Del Solar was then offered an AIS Scholarship with the beach volleyball program in 2012, which led her to move to Adelaide, South Australia, where the Australian Beach Volleyball Program is located.

==Professional career==
===Rio de Janeiro – 2016 Olympics===
Del Solar made her Olympic debut at the 2016 Summer Olympics in Rio de Janeiro with then-partner Nicole Laird. The pair did not win a match in Rio, losing to the US, Switzerland, and China in their preliminary pool matches, finishing the tournament in 19th place.

===Gold Coast – 2018 Commonwealth Games===
Del Solar participated in the 2018 Commonwealth Games on the Gold Coast with partner Taliqua Clancy. The duo won their three preliminary pool matches without losing a set, with wins over Cyprus' Manolina Konstantinou and Mariota Angelopoulou (21–14, 21–9), Grenada's Renisha Stafford and Thornia Williams (21–2, 21–11), and Scotland's Lynne Beattie and Melissa Coutts (21–9, 21–9). Finishing top of their pool, they advanced to the quarter-finals, where they defeated Rwanda's Charlotte Nzayisenga and Denyse Mutatsimpundu (21–9, 21–8) to advance to the semi-finals. After winning the opening set of their semi-final against Vanuatu's pairing of Linline Matauatu and Miller Pata, the duo lost their first set of the tournament, sending the match to the decider, which they won to advance to the gold medal match (21–19, 16–21, 15–9). At the gold medal match, the duo lost to Canada's Melissa Humana-Paredes and Sarah Pavan (19–21, 20–22) to take home the silver medal.
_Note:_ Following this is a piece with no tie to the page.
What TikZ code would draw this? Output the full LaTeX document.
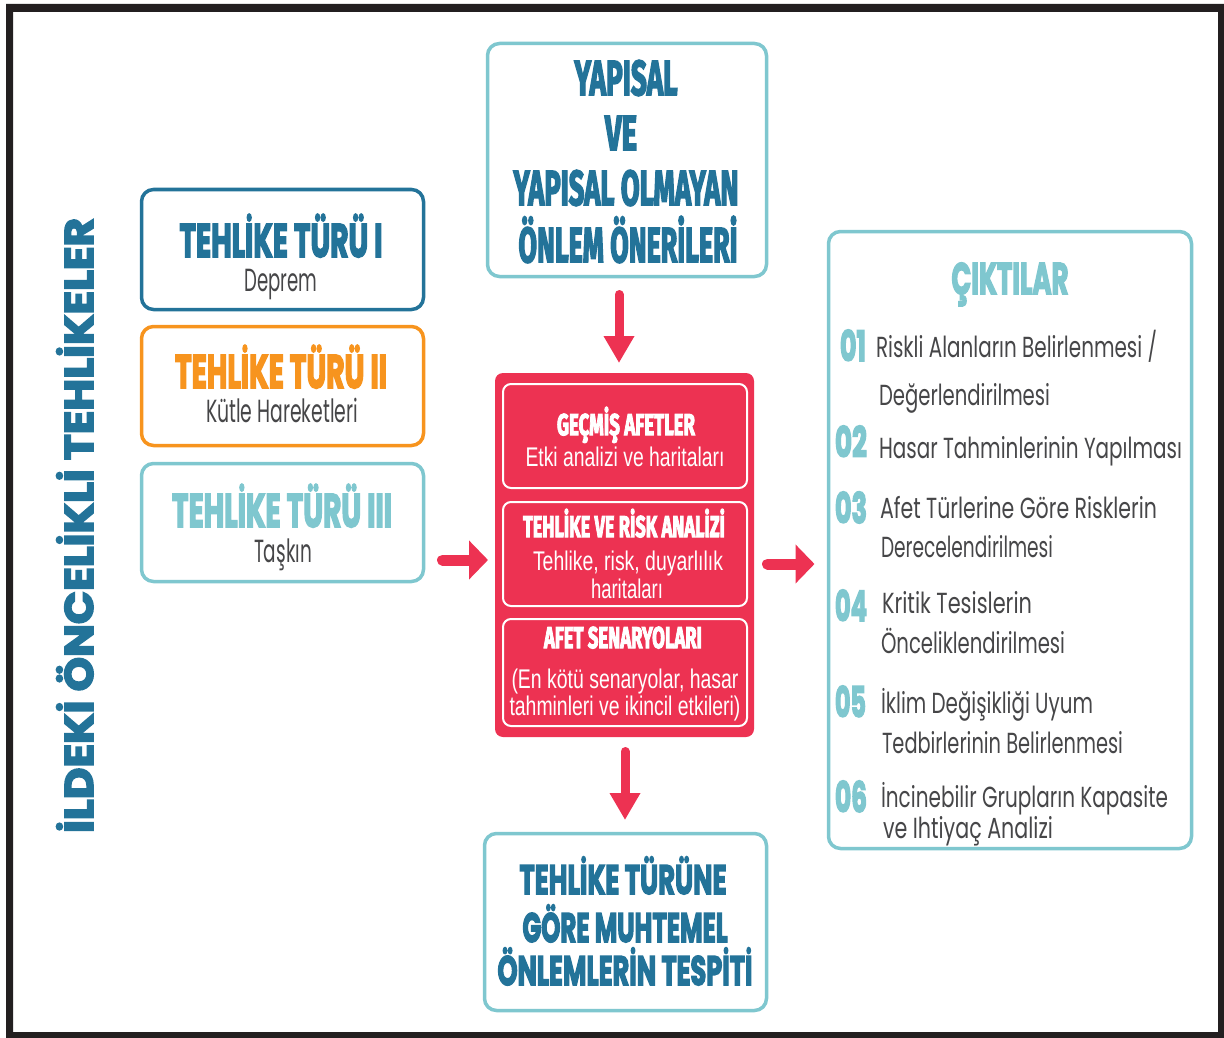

===FIVB World Tour 2019===
Del Solar and Clancy are currently competing on the FIVB World Tour. The pair have already won a Bronze in Xiamen, China and Gold in the Asian Beach Volleyball Championships at Maoming. They competed at the 2019 Beach Volleyball World Championships in Hamburg, Germany, from 28 June to 7 July, winning bronze. Due to an injury to Del Solar's left knee, the pair took three months off before competing again towards the end of 2019, during which they won gold at the 4-star double gender event in Chetumal, Mexico.

=== Tokyo – 2020 Olympics ===
On August 4, 2021, Del Solar and partner Taliqua Clancy upset the world number-one team of Canada in the quarter-finals. On August 5, 2021, they defeated the Latvian team with a convincing straight-sets win to advance to the gold-medal match against the United States. They lost to the U.S. in the finals, and took the silver medal.

=== Coaching ===
From August to October 2021, Del Solar coached Year 10 high-school volleyball at Ormiston College in Brisbane, Australia.

==Personal life==
Del Solar is married to Jack Curtin; their wedding took place at a registry in November 2020.